• _Exercise details_: Emit the data below verbatim, stripping out any pictures.

○ ○ ○ ○ ○ ○ ○

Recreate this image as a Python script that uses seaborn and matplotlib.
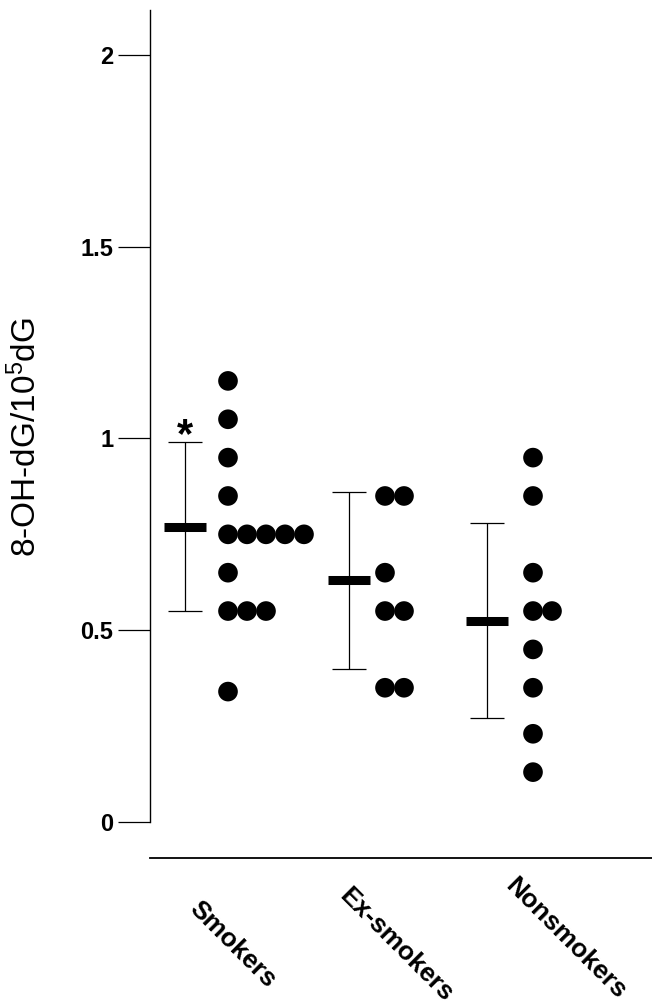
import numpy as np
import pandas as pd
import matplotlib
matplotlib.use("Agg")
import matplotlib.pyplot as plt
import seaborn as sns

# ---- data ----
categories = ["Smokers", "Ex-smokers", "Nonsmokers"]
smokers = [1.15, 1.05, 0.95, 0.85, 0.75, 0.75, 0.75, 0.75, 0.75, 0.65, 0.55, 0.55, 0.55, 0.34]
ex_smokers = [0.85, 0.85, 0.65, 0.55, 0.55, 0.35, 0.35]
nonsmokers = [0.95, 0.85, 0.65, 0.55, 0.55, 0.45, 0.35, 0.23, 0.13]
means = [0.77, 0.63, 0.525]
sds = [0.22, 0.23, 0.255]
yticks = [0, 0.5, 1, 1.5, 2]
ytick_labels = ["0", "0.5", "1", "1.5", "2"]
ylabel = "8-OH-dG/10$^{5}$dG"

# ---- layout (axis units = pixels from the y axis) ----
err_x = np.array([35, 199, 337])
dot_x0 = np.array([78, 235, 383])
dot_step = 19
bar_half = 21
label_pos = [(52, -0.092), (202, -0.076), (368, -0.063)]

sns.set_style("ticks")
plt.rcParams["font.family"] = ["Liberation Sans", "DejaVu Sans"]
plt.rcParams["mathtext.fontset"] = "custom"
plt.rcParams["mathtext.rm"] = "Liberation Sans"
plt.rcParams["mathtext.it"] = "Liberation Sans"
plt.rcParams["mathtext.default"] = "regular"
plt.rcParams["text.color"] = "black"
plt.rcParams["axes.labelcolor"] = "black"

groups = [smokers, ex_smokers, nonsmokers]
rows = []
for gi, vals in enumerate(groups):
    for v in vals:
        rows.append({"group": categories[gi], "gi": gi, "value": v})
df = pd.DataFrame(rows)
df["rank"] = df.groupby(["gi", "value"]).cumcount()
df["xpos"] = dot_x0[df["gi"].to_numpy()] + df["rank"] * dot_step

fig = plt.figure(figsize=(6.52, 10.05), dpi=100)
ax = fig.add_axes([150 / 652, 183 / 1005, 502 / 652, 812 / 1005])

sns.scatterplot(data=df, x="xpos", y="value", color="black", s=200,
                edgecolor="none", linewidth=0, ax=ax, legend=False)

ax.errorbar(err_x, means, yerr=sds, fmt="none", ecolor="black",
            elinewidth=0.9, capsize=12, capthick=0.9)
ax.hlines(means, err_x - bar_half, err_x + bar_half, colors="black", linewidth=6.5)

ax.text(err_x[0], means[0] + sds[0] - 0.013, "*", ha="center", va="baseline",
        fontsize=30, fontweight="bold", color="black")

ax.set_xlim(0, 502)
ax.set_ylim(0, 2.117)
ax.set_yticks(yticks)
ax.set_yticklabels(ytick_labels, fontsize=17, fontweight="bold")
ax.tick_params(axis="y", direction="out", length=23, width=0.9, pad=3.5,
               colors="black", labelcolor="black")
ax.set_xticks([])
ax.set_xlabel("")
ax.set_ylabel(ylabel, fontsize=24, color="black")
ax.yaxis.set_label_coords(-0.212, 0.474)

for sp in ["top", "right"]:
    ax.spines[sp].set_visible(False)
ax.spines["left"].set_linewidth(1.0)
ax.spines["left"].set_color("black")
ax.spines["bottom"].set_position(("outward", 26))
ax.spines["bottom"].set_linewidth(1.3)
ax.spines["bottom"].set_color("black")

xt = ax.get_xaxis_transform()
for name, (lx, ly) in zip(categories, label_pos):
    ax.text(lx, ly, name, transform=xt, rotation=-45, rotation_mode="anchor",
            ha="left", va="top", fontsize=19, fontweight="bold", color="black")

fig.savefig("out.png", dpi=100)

○ ○ ○ ○ ○ ○ ○

• _The reply_:
Recreate this image as a Python script that uses seaborn and matplotlib.
import numpy as np
import pandas as pd
import matplotlib
matplotlib.use("Agg")
import matplotlib.pyplot as plt
import seaborn as sns

# ---- data ----
categories = ["Smokers", "Ex-smokers", "Nonsmokers"]
smokers = [1.15, 1.05, 0.95, 0.85, 0.75, 0.75, 0.75, 0.75, 0.75, 0.65, 0.55, 0.55, 0.55, 0.34]
ex_smokers = [0.85, 0.85, 0.65, 0.55, 0.55, 0.35, 0.35]
nonsmokers = [0.95, 0.85, 0.65, 0.55, 0.55, 0.45, 0.35, 0.23, 0.13]
means = [0.77, 0.63, 0.525]
sds = [0.22, 0.23, 0.255]
yticks = [0, 0.5, 1, 1.5, 2]
ytick_labels = ["0", "0.5", "1", "1.5", "2"]
ylabel = "8-OH-dG/10$^{5}$dG"

# ---- layout (axis units = pixels from the y axis) ----
err_x = np.array([35, 199, 337])
dot_x0 = np.array([78, 235, 383])
dot_step = 19
bar_half = 21
label_pos = [(52, -0.092), (202, -0.076), (368, -0.063)]

sns.set_style("ticks")
plt.rcParams["font.family"] = ["Liberation Sans", "DejaVu Sans"]
plt.rcParams["mathtext.fontset"] = "custom"
plt.rcParams["mathtext.rm"] = "Liberation Sans"
plt.rcParams["mathtext.it"] = "Liberation Sans"
plt.rcParams["mathtext.default"] = "regular"
plt.rcParams["text.color"] = "black"
plt.rcParams["axes.labelcolor"] = "black"

groups = [smokers, ex_smokers, nonsmokers]
rows = []
for gi, vals in enumerate(groups):
    for v in vals:
        rows.append({"group": categories[gi], "gi": gi, "value": v})
df = pd.DataFrame(rows)
df["rank"] = df.groupby(["gi", "value"]).cumcount()
df["xpos"] = dot_x0[df["gi"].to_numpy()] + df["rank"] * dot_step

fig = plt.figure(figsize=(6.52, 10.05), dpi=100)
ax = fig.add_axes([150 / 652, 183 / 1005, 502 / 652, 812 / 1005])

sns.scatterplot(data=df, x="xpos", y="value", color="black", s=200,
                edgecolor="none", linewidth=0, ax=ax, legend=False)

ax.errorbar(err_x, means, yerr=sds, fmt="none", ecolor="black",
            elinewidth=0.9, capsize=12, capthick=0.9)
ax.hlines(means, err_x - bar_half, err_x + bar_half, colors="black", linewidth=6.5)

ax.text(err_x[0], means[0] + sds[0] - 0.013, "*", ha="center", va="baseline",
        fontsize=30, fontweight="bold", color="black")

ax.set_xlim(0, 502)
ax.set_ylim(0, 2.117)
ax.set_yticks(yticks)
ax.set_yticklabels(ytick_labels, fontsize=17, fontweight="bold")
ax.tick_params(axis="y", direction="out", length=23, width=0.9, pad=3.5,
               colors="black", labelcolor="black")
ax.set_xticks([])
ax.set_xlabel("")
ax.set_ylabel(ylabel, fontsize=24, color="black")
ax.yaxis.set_label_coords(-0.212, 0.474)

for sp in ["top", "right"]:
    ax.spines[sp].set_visible(False)
ax.spines["left"].set_linewidth(1.0)
ax.spines["left"].set_color("black")
ax.spines["bottom"].set_position(("outward", 26))
ax.spines["bottom"].set_linewidth(1.3)
ax.spines["bottom"].set_color("black")

xt = ax.get_xaxis_transform()
for name, (lx, ly) in zip(categories, label_pos):
    ax.text(lx, ly, name, transform=xt, rotation=-45, rotation_mode="anchor",
            ha="left", va="top", fontsize=19, fontweight="bold", color="black")

fig.savefig("out.png", dpi=100)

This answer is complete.